A New York production beckoned after the live Hollywood production of “Woman on Trial” ended its short run. Producer Al H. Woods selected yet another title for what had been “Woman on Trial”: “The Night of January 16,” which with slight change became its best-known title thereafter.

The leading lady named in the story—Wera Engels—had done several low-budget films for faltering Hollywood studios, but nothing significant there.

image: The New York Times, January 8, 1935, pg. 27

Note: Clarification as to whether the title of the play is properly “The Night of January 16” or “Night of January 16th” is discussed in an appendix to this site.

[The following remarks are spoken as narration during the video:]

Here’s Wera Engels in 1935.

—Engels could alternate between playing guilty and innocent—or hard-to-tell.

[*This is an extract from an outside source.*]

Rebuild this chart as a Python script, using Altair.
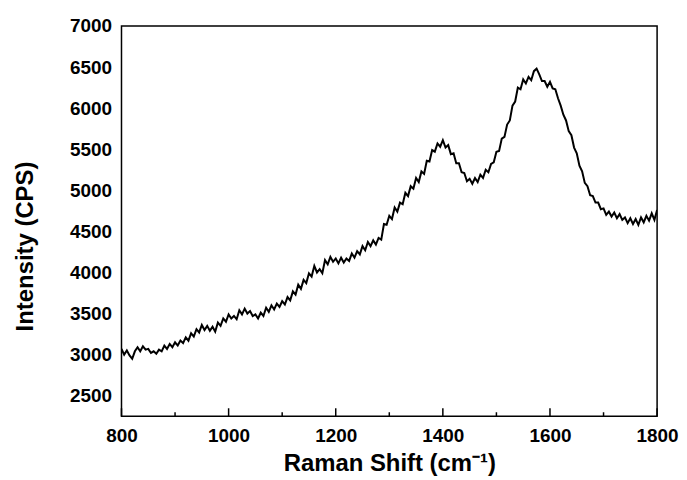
import altair as alt
import pandas as pd

# Raman shift (cm^-1), every 5 units, 800..1800
shift = list(range(800, 1805, 5))

# Intensity (CPS) at each shift value
intensity = [
    3070, 3000, 3050, 2990, 2950, 3040, 3090, 3040, 3100, 3060,
    3070, 3020, 3040, 3010, 3060, 3040, 3110, 3070, 3130, 3090,
    3150, 3110, 3170, 3140, 3210, 3170, 3260, 3220, 3310, 3270,
    3360, 3300, 3350, 3290, 3340, 3280, 3390, 3350, 3440, 3400,
    3490, 3440, 3470, 3430, 3540, 3490, 3560, 3500, 3530, 3470,
    3490, 3440, 3510, 3470, 3570, 3520, 3600, 3550, 3620, 3580,
    3650, 3610, 3700, 3660, 3770, 3730, 3850, 3800, 3910, 3870,
    3990, 3950, 4080, 4000, 4040, 3990, 4150, 4100, 4190, 4130,
    4170, 4110, 4180, 4120, 4170, 4140, 4230, 4180, 4260, 4220,
    4320, 4270, 4370, 4320, 4390, 4340, 4420, 4400, 4590, 4580,
    4690, 4650, 4790, 4740, 4850, 4830, 4970, 4930, 5050, 5020,
    5150, 5100, 5230, 5200, 5360, 5350, 5490, 5470, 5570, 5530,
    5610, 5520, 5550, 5440, 5450, 5330, 5330, 5220, 5210, 5110,
    5140, 5080, 5150, 5100, 5190, 5150, 5250, 5220, 5320, 5340,
    5470, 5480, 5630, 5650, 5800, 5850, 6030, 6080, 6250, 6230,
    6350, 6300, 6380, 6340, 6450, 6480, 6410, 6330, 6330, 6260,
    6320, 6240, 6230, 6120, 6030, 5920, 5850, 5720, 5670, 5520,
    5450, 5300, 5230, 5090, 5050, 4940, 4930, 4850, 4850, 4770,
    4780, 4700, 4740, 4680, 4730, 4660, 4710, 4640, 4670, 4600,
    4660, 4590, 4650, 4580, 4670, 4610, 4690, 4630, 4720, 4640,
    4760,
]

x_major_ticks = [800, 1000, 1200, 1400, 1600, 1800]
x_minor_ticks = [900, 1100, 1300, 1500, 1700]
y_tick_values = [2500, 3000, 3500, 4000, 4500, 5000, 5500, 6000, 6500, 7000]

W, H = 538, 392
FONT = "Liberation Sans"

df = pd.DataFrame({"shift": shift, "intensity": intensity})
xscale = alt.Scale(domain=[800, 1800], nice=False, zero=False)
yscale = alt.Scale(domain=[2250, 7000], nice=False, zero=False)

x_axis = alt.Axis(
    values=x_major_ticks,
    format="d",
    ticks=False,
    domain=False,
    grid=False,
    labelPadding=10,
    labelFontSize=19,
    labelFont=FONT,
    labelFontWeight="bold",
    labelColor="black",
    labelFlush=False,
    title="Raman Shift (cm⁻¹)",
    titleFont=FONT,
    titleFontSize=24,
    titleFontWeight="bold",
    titleColor="black",
    titleBaseline="alphabetic",
    titleY=55,
    titleX=W / 2,
)

y_axis = alt.Axis(
    values=y_tick_values,
    format="d",
    ticks=False,
    domain=False,
    grid=False,
    labelPadding=10,
    labelFontSize=19,
    labelFont=FONT,
    labelFontWeight="bold",
    labelColor="black",
    labelFlush=False,
    title="Intensity (CPS)",
    titleFont=FONT,
    titleFontSize=24,
    titleFontWeight="bold",
    titleColor="black",
    titleAngle=270,
    titleBaseline="alphabetic",
    titleAlign="center",
    titleX=-89,
    titleY=221,
)

line = alt.Chart(df).mark_line(color="black", strokeWidth=2.0, clip=True).encode(
    x=alt.X("shift:Q", scale=xscale, axis=x_axis),
    y=alt.Y("intensity:Q", scale=yscale, axis=y_axis),
)

major = alt.Chart(pd.DataFrame({"shift": x_major_ticks})).mark_rule(
    color="black", strokeWidth=1.5
).encode(
    x=alt.X("shift:Q", scale=xscale, axis=x_axis),
    y=alt.value(H),
    y2=alt.value(H - 8),
)

minor = alt.Chart(pd.DataFrame({"shift": x_minor_ticks})).mark_rule(
    color="black", strokeWidth=1.5
).encode(
    x=alt.X("shift:Q", scale=xscale, axis=x_axis),
    y=alt.value(H),
    y2=alt.value(H - 4),
)

chart = (
    alt.layer(line, major, minor)
    .properties(
        width=W,
        height=H,
        autosize=alt.AutoSizeParams(type="none"),
        padding={"left": 114, "top": 17, "right": 22, "bottom": 62},
        background="white",
    )
    .configure_view(stroke="black", strokeWidth=1.5)
)

chart.save("out.html", embed_options={"renderer": "svg", "actions": False})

—It was important in “Night of January 16” that the lead actress play her role so that the audience couldn’t tell whether she was innocent or guilty, because at each performance a jury drawn from the audience determined her verdict.

film source: Wera Engels in Hong Kong Nights (1935) (shots of fear in bed), Sweepstake Annie (1935) (with Ivan Lebedeff playing “dirty double-crossing gigolo”), and Fugitive Road (1934). Excerpts appear in this order, after which additional excerpts appear from Hong Kong Nights (with Cornelius Keefe declaring “I’ve gone strait”), Sweepstake Annie (with Tom Brown), and Hong Kong Nights. The points at which one film gives way to the next are apparent through changes in quality of picture (contrast, sharpness, clarity) and sound (static, clarity).

Web Bonus Content The prospect of Wera Engels playing an Ayn Rand heroine did not end after Woods began considering other actresses for the female lead in Night of January 16th. In 1937, Engels expressed interest in playing the lead in Ayn Rand’s play Ideal, which Rand completed in 1934 and which would not be performed in Rand’s lifetime. Engels at first contemplated starring in a film version which would be shot in German, French and English editions, to be made by a German producer with whom Engels was in a romance. In 1938, Engels again sought film rights, this time for a French version under producer Marcel L’Herbier. Ayn Rand’s agent, Ann Watkins, had discouraged any contract for a film, aware that a chance for a Broadway production would be sundered by an imminent film. Ayn Rand wrote in a March 22, 1938, letter to Engels that Rand had just learned of the possible Engels/L’Herbier film, that Rand “would like to go to France and do the screen adaptation,” and that the “story was really intended for you.”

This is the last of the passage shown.